What is required: Reproduce every entry below precisely; do not include the pictures.

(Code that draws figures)
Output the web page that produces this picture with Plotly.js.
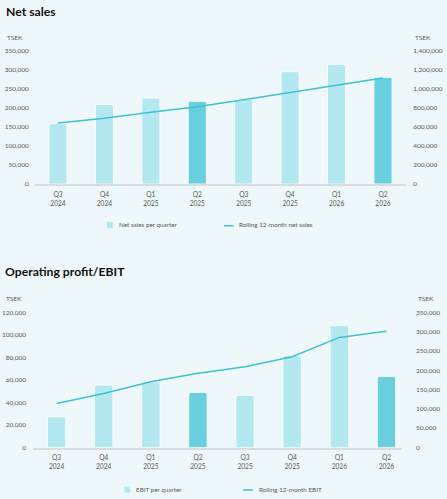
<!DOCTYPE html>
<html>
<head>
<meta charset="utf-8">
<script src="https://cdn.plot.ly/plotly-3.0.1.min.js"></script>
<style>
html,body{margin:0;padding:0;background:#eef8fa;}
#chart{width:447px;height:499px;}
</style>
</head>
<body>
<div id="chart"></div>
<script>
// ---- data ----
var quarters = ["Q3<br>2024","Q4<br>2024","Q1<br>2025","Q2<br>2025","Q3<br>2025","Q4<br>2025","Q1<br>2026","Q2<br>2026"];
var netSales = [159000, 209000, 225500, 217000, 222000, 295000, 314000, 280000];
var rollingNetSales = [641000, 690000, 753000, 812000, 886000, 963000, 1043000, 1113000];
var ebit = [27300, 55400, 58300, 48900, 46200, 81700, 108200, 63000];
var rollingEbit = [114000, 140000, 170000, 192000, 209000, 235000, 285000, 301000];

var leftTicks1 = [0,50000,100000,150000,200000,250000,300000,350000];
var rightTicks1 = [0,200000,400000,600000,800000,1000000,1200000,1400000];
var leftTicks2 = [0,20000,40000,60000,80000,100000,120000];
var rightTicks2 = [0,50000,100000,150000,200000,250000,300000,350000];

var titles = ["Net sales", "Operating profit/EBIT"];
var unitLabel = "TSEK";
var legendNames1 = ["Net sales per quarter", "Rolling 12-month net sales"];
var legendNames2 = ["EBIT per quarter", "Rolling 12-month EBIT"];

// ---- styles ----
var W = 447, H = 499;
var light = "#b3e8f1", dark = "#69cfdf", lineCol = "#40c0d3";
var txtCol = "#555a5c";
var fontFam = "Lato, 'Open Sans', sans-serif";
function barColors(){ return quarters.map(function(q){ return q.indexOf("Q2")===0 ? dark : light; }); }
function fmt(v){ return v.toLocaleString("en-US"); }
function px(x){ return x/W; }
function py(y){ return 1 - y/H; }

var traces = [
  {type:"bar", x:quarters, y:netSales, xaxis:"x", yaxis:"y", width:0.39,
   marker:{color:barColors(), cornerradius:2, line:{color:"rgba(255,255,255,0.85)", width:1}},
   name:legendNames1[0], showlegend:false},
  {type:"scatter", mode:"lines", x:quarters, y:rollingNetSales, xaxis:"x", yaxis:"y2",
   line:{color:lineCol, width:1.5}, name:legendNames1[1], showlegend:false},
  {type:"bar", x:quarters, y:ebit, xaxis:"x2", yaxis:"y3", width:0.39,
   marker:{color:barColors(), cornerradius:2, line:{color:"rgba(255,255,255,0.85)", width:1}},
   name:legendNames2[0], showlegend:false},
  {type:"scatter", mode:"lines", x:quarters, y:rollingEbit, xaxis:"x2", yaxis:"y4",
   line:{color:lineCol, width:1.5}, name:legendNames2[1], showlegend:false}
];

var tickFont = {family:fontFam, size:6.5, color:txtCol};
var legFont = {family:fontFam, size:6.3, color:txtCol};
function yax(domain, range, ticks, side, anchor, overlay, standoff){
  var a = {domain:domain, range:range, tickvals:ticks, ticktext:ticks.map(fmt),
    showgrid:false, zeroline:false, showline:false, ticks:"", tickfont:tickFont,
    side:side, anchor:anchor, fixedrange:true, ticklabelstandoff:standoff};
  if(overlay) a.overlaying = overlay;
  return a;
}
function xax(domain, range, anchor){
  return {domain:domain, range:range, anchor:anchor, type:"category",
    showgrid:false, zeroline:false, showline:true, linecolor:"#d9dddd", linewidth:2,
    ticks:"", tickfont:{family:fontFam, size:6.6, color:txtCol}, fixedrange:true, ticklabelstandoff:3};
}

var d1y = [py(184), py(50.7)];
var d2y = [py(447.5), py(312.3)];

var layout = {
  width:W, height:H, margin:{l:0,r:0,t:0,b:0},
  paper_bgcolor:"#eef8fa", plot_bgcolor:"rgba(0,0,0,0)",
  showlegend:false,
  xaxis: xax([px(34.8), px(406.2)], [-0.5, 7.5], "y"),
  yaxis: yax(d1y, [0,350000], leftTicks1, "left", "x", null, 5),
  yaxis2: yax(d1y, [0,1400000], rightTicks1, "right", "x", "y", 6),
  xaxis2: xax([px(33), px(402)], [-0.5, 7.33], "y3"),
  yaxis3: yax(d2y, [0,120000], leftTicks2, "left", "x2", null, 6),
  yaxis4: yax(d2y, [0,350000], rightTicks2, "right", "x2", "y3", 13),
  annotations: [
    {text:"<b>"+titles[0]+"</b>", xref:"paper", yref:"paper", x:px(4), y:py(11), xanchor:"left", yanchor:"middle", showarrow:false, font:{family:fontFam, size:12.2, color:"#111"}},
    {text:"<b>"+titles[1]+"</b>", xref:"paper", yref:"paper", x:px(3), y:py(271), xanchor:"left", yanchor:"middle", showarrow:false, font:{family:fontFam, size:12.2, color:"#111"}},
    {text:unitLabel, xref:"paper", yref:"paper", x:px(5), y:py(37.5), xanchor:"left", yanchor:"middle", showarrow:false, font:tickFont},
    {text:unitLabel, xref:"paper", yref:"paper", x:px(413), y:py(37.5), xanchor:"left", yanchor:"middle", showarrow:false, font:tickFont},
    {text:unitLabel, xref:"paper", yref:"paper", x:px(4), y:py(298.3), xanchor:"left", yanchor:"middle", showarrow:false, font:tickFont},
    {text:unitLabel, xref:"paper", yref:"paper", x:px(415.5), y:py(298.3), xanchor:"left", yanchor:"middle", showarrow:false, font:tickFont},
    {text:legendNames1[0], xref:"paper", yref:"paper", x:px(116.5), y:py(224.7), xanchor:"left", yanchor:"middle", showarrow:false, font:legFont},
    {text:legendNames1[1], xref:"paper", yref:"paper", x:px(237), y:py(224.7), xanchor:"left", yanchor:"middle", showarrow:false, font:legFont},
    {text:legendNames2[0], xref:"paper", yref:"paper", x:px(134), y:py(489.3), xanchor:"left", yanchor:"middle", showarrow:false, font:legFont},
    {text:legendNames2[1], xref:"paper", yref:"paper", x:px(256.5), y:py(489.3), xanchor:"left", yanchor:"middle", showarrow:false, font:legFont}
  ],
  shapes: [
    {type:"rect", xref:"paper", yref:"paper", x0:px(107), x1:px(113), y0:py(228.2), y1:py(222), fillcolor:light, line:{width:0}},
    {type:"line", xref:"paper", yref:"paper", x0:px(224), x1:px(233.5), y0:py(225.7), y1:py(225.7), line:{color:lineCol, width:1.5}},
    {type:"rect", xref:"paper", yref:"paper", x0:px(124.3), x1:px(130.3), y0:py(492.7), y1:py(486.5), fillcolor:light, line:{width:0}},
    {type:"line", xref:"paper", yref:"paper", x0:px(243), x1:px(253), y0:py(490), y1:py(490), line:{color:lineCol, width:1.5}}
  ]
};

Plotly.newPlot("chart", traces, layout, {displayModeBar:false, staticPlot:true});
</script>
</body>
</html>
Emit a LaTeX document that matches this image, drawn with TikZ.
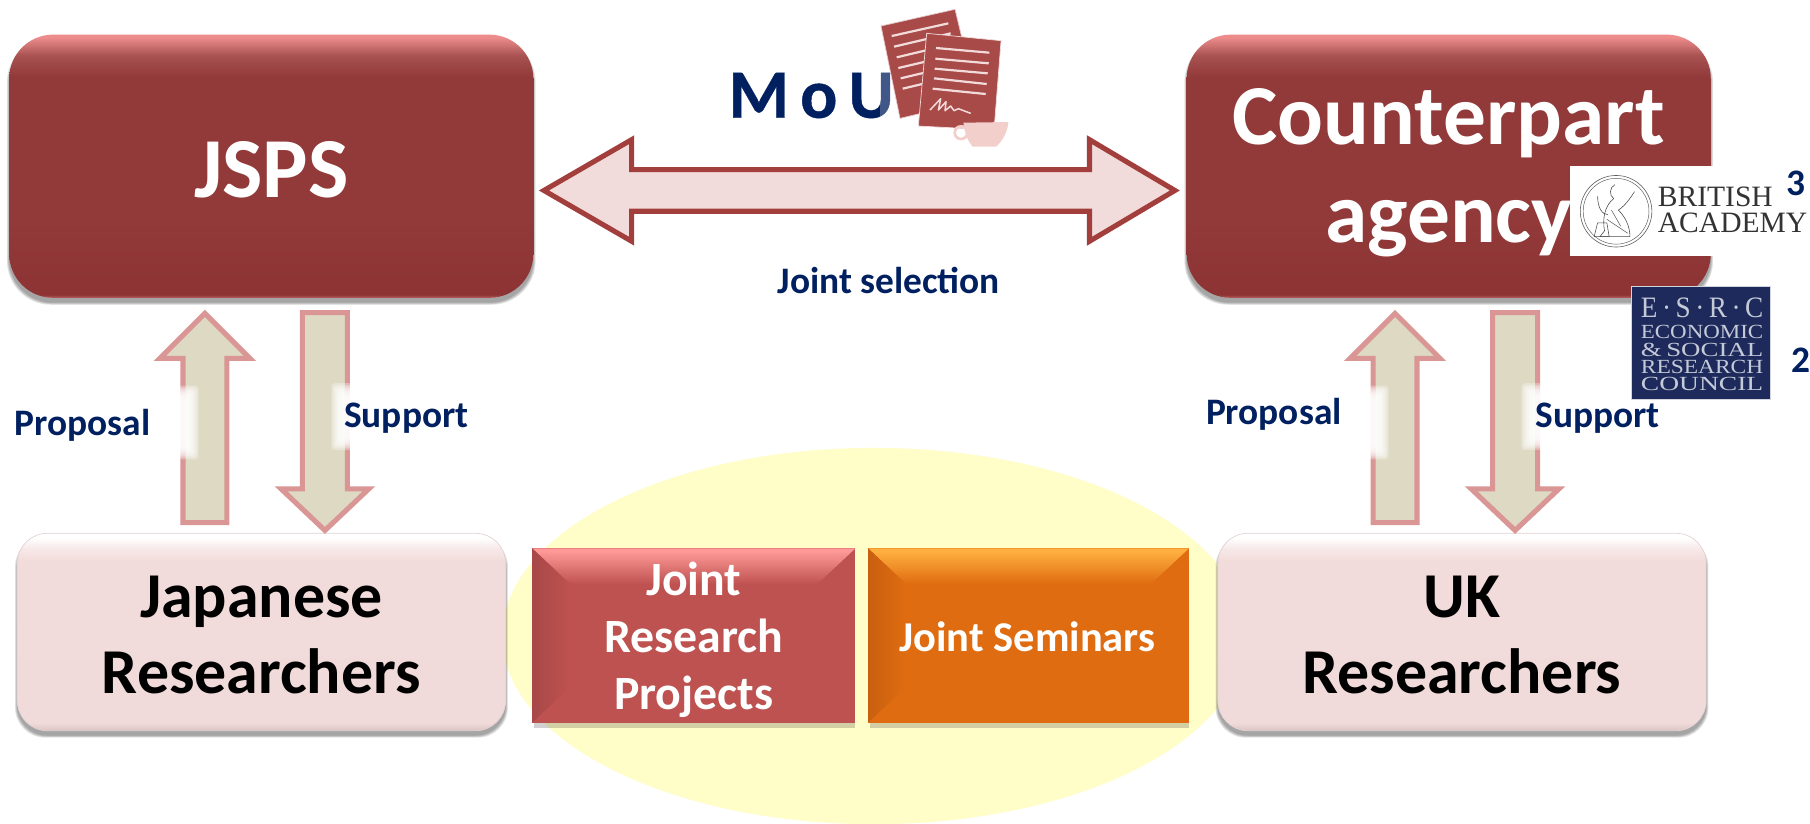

Reply:
Output the web page that produces this picture with Plotly.js.
<!DOCTYPE html>
<html>
<head>
<meta charset="utf-8">
<script src="https://cdn.plot.ly/plotly-3.0.1.min.js"></script>
<style>
html,body{margin:0;padding:0;background:#eef8fa;}
#chart{width:447px;height:499px;}
</style>
</head>
<body>
<div id="chart"></div>
<script>
// ---- data ----
var quarters = ["Q3<br>2024","Q4<br>2024","Q1<br>2025","Q2<br>2025","Q3<br>2025","Q4<br>2025","Q1<br>2026","Q2<br>2026"];
var netSales = [159000, 209000, 225500, 217000, 222000, 295000, 314000, 280000];
var rollingNetSales = [641000, 690000, 753000, 812000, 886000, 963000, 1043000, 1113000];
var ebit = [27300, 55400, 58300, 48900, 46200, 81700, 108200, 63000];
var rollingEbit = [114000, 140000, 170000, 192000, 209000, 235000, 285000, 301000];

var leftTicks1 = [0,50000,100000,150000,200000,250000,300000,350000];
var rightTicks1 = [0,200000,400000,600000,800000,1000000,1200000,1400000];
var leftTicks2 = [0,20000,40000,60000,80000,100000,120000];
var rightTicks2 = [0,50000,100000,150000,200000,250000,300000,350000];

var titles = ["Net sales", "Operating profit/EBIT"];
var unitLabel = "TSEK";
var legendNames1 = ["Net sales per quarter", "Rolling 12-month net sales"];
var legendNames2 = ["EBIT per quarter", "Rolling 12-month EBIT"];

// ---- styles ----
var W = 447, H = 499;
var light = "#b3e8f1", dark = "#69cfdf", lineCol = "#40c0d3";
var txtCol = "#555a5c";
var fontFam = "Lato, 'Open Sans', sans-serif";
function barColors(){ return quarters.map(function(q){ return q.indexOf("Q2")===0 ? dark : light; }); }
function fmt(v){ return v.toLocaleString("en-US"); }
function px(x){ return x/W; }
function py(y){ return 1 - y/H; }

var traces = [
  {type:"bar", x:quarters, y:netSales, xaxis:"x", yaxis:"y", width:0.39,
   marker:{color:barColors(), cornerradius:2, line:{color:"rgba(255,255,255,0.85)", width:1}},
   name:legendNames1[0], showlegend:false},
  {type:"scatter", mode:"lines", x:quarters, y:rollingNetSales, xaxis:"x", yaxis:"y2",
   line:{color:lineCol, width:1.5}, name:legendNames1[1], showlegend:false},
  {type:"bar", x:quarters, y:ebit, xaxis:"x2", yaxis:"y3", width:0.39,
   marker:{color:barColors(), cornerradius:2, line:{color:"rgba(255,255,255,0.85)", width:1}},
   name:legendNames2[0], showlegend:false},
  {type:"scatter", mode:"lines", x:quarters, y:rollingEbit, xaxis:"x2", yaxis:"y4",
   line:{color:lineCol, width:1.5}, name:legendNames2[1], showlegend:false}
];

var tickFont = {family:fontFam, size:6.5, color:txtCol};
var legFont = {family:fontFam, size:6.3, color:txtCol};
function yax(domain, range, ticks, side, anchor, overlay, standoff){
  var a = {domain:domain, range:range, tickvals:ticks, ticktext:ticks.map(fmt),
    showgrid:false, zeroline:false, showline:false, ticks:"", tickfont:tickFont,
    side:side, anchor:anchor, fixedrange:true, ticklabelstandoff:standoff};
  if(overlay) a.overlaying = overlay;
  return a;
}
function xax(domain, range, anchor){
  return {domain:domain, range:range, anchor:anchor, type:"category",
    showgrid:false, zeroline:false, showline:true, linecolor:"#d9dddd", linewidth:2,
    ticks:"", tickfont:{family:fontFam, size:6.6, color:txtCol}, fixedrange:true, ticklabelstandoff:3};
}

var d1y = [py(184), py(50.7)];
var d2y = [py(447.5), py(312.3)];

var layout = {
  width:W, height:H, margin:{l:0,r:0,t:0,b:0},
  paper_bgcolor:"#eef8fa", plot_bgcolor:"rgba(0,0,0,0)",
  showlegend:false,
  xaxis: xax([px(34.8), px(406.2)], [-0.5, 7.5], "y"),
  yaxis: yax(d1y, [0,350000], leftTicks1, "left", "x", null, 5),
  yaxis2: yax(d1y, [0,1400000], rightTicks1, "right", "x", "y", 6),
  xaxis2: xax([px(33), px(402)], [-0.5, 7.33], "y3"),
  yaxis3: yax(d2y, [0,120000], leftTicks2, "left", "x2", null, 6),
  yaxis4: yax(d2y, [0,350000], rightTicks2, "right", "x2", "y3", 13),
  annotations: [
    {text:"<b>"+titles[0]+"</b>", xref:"paper", yref:"paper", x:px(4), y:py(11), xanchor:"left", yanchor:"middle", showarrow:false, font:{family:fontFam, size:12.2, color:"#111"}},
    {text:"<b>"+titles[1]+"</b>", xref:"paper", yref:"paper", x:px(3), y:py(271), xanchor:"left", yanchor:"middle", showarrow:false, font:{family:fontFam, size:12.2, color:"#111"}},
    {text:unitLabel, xref:"paper", yref:"paper", x:px(5), y:py(37.5), xanchor:"left", yanchor:"middle", showarrow:false, font:tickFont},
    {text:unitLabel, xref:"paper", yref:"paper", x:px(413), y:py(37.5), xanchor:"left", yanchor:"middle", showarrow:false, font:tickFont},
    {text:unitLabel, xref:"paper", yref:"paper", x:px(4), y:py(298.3), xanchor:"left", yanchor:"middle", showarrow:false, font:tickFont},
    {text:unitLabel, xref:"paper", yref:"paper", x:px(415.5), y:py(298.3), xanchor:"left", yanchor:"middle", showarrow:false, font:tickFont},
    {text:legendNames1[0], xref:"paper", yref:"paper", x:px(116.5), y:py(224.7), xanchor:"left", yanchor:"middle", showarrow:false, font:legFont},
    {text:legendNames1[1], xref:"paper", yref:"paper", x:px(237), y:py(224.7), xanchor:"left", yanchor:"middle", showarrow:false, font:legFont},
    {text:legendNames2[0], xref:"paper", yref:"paper", x:px(134), y:py(489.3), xanchor:"left", yanchor:"middle", showarrow:false, font:legFont},
    {text:legendNames2[1], xref:"paper", yref:"paper", x:px(256.5), y:py(489.3), xanchor:"left", yanchor:"middle", showarrow:false, font:legFont}
  ],
  shapes: [
    {type:"rect", xref:"paper", yref:"paper", x0:px(107), x1:px(113), y0:py(228.2), y1:py(222), fillcolor:light, line:{width:0}},
    {type:"line", xref:"paper", yref:"paper", x0:px(224), x1:px(233.5), y0:py(225.7), y1:py(225.7), line:{color:lineCol, width:1.5}},
    {type:"rect", xref:"paper", yref:"paper", x0:px(124.3), x1:px(130.3), y0:py(492.7), y1:py(486.5), fillcolor:light, line:{width:0}},
    {type:"line", xref:"paper", yref:"paper", x0:px(243), x1:px(253), y0:py(490), y1:py(490), line:{color:lineCol, width:1.5}}
  ]
};

Plotly.newPlot("chart", traces, layout, {displayModeBar:false, staticPlot:true});
</script>
</body>
</html>
Emit a LaTeX document that matches this image, drawn with TikZ.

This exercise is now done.